> **DATA BLOCK**:
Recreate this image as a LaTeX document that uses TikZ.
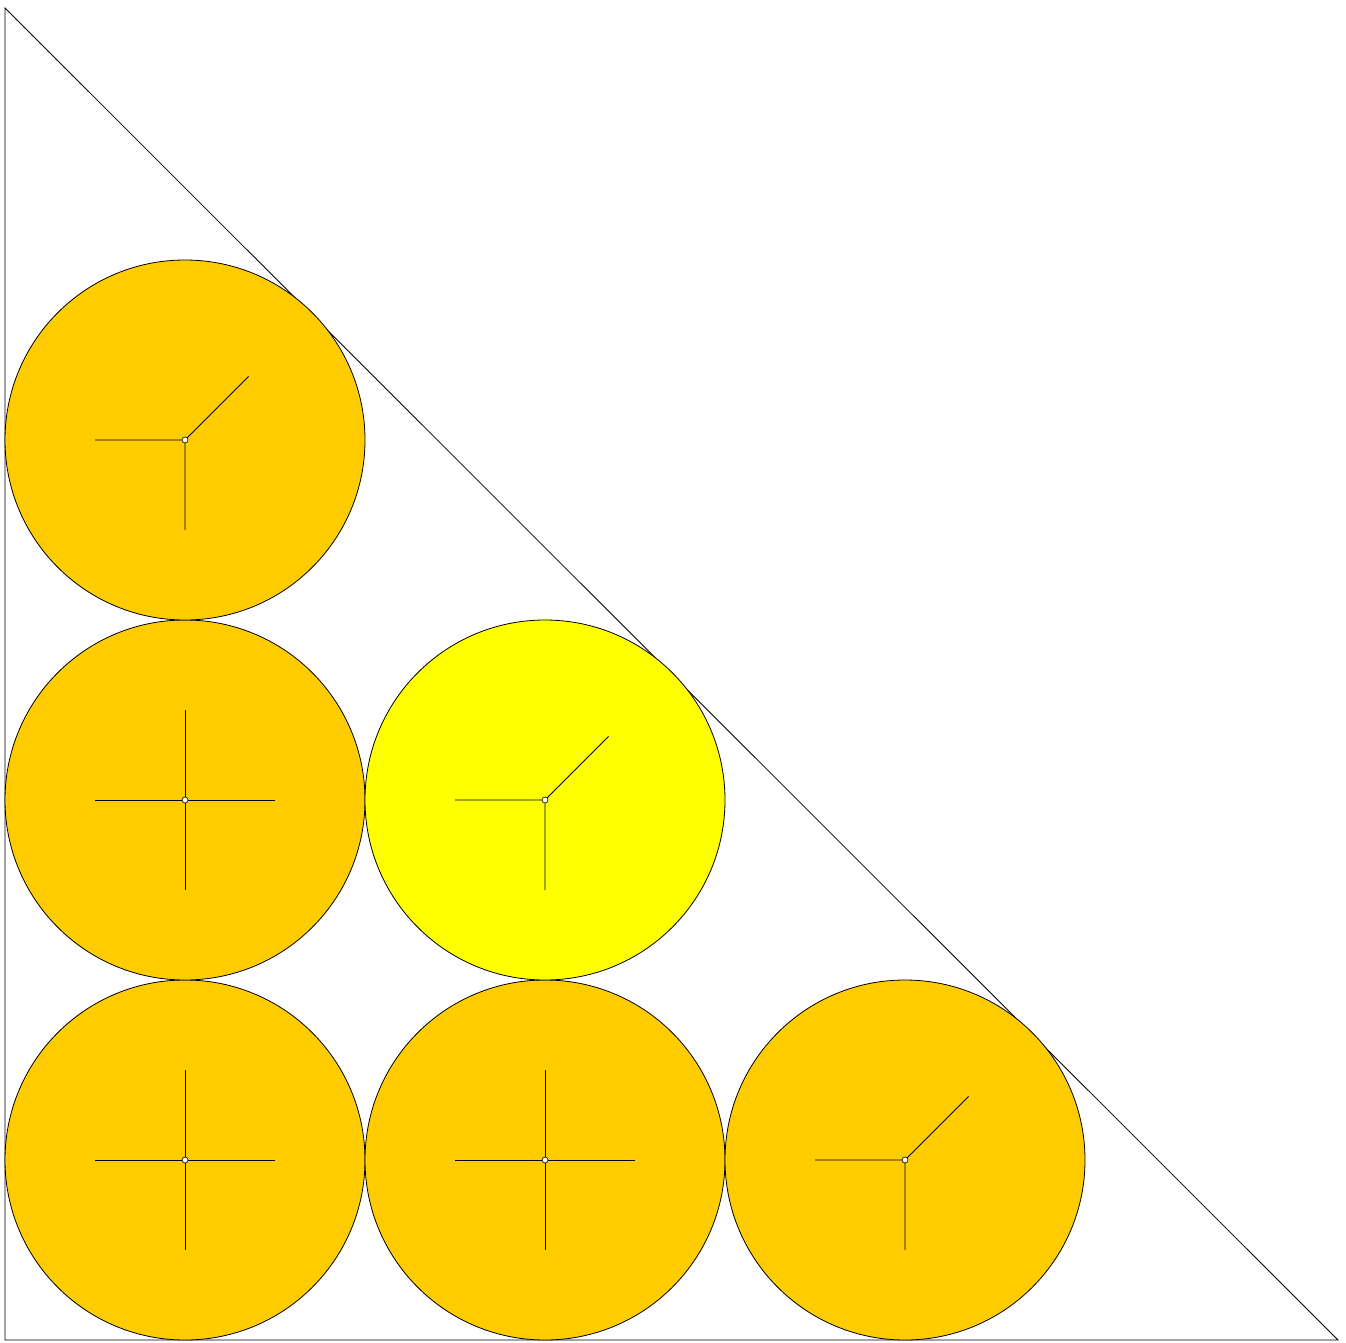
\documentclass[tikz,border=0pt]{standalone}
\definecolor{gold}{RGB}{255,204,0}
\definecolor{brightyellow}{RGB}{255,255,0}
\begin{document}
\begin{tikzpicture}[x=1pt,y=-1pt,
  ball/.style={draw=black,line width=0.8pt,fill=#1},
  spoke/.style={draw=black,line width=0.8pt},
  hub/.style={circle,draw=black,fill=white,inner sep=0pt,minimum size=6pt,line width=0.6pt}]
\useasboundingbox (0,0) rectangle (1346,1343);
\draw[line width=0.8pt] (5,8) coordinate (A) -- (5,1340) coordinate (B) -- (1338,1340) coordinate (C) -- cycle;
% cross circles
\foreach \n/\x/\y in {c1/185/1160,c2/545/1160,c4/185/800}{
  \path[ball=gold] (\x,\y) circle (180);
  \draw[spoke] (\x-90,\y) -- (\x+90,\y) (\x,\y-90) -- (\x,\y+90);
  \node[hub] (\n) at (\x,\y) {};
}
% Y circles
\foreach \n/\x/\y/\c in {c3/905/1160/gold,c6/185/440/gold,c5/545/800/brightyellow}{
  \path[ball=\c] (\x,\y) circle (180);
  \draw[spoke] (\x-90,\y) -- (\x,\y) -- (\x,\y+90) (\x,\y) -- (\x+63.6,\y-63.6);
  \node[hub] (\n) at (\x,\y) {};
}
\end{tikzpicture}
\end{document}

> **PROBLEM DESCRIPTION**:
Please transcribe the material above exactly as written. Leave the pictures out.

> **REPLY**:
Recreate this image as a LaTeX document that uses TikZ.
\documentclass[tikz,border=0pt]{standalone}
\definecolor{gold}{RGB}{255,204,0}
\definecolor{brightyellow}{RGB}{255,255,0}
\begin{document}
\begin{tikzpicture}[x=1pt,y=-1pt,
  ball/.style={draw=black,line width=0.8pt,fill=#1},
  spoke/.style={draw=black,line width=0.8pt},
  hub/.style={circle,draw=black,fill=white,inner sep=0pt,minimum size=6pt,line width=0.6pt}]
\useasboundingbox (0,0) rectangle (1346,1343);
\draw[line width=0.8pt] (5,8) coordinate (A) -- (5,1340) coordinate (B) -- (1338,1340) coordinate (C) -- cycle;
% cross circles
\foreach \n/\x/\y in {c1/185/1160,c2/545/1160,c4/185/800}{
  \path[ball=gold] (\x,\y) circle (180);
  \draw[spoke] (\x-90,\y) -- (\x+90,\y) (\x,\y-90) -- (\x,\y+90);
  \node[hub] (\n) at (\x,\y) {};
}
% Y circles
\foreach \n/\x/\y/\c in {c3/905/1160/gold,c6/185/440/gold,c5/545/800/brightyellow}{
  \path[ball=\c] (\x,\y) circle (180);
  \draw[spoke] (\x-90,\y) -- (\x,\y) -- (\x,\y+90) (\x,\y) -- (\x+63.6,\y-63.6);
  \node[hub] (\n) at (\x,\y) {};
}
\end{tikzpicture}
\end{document}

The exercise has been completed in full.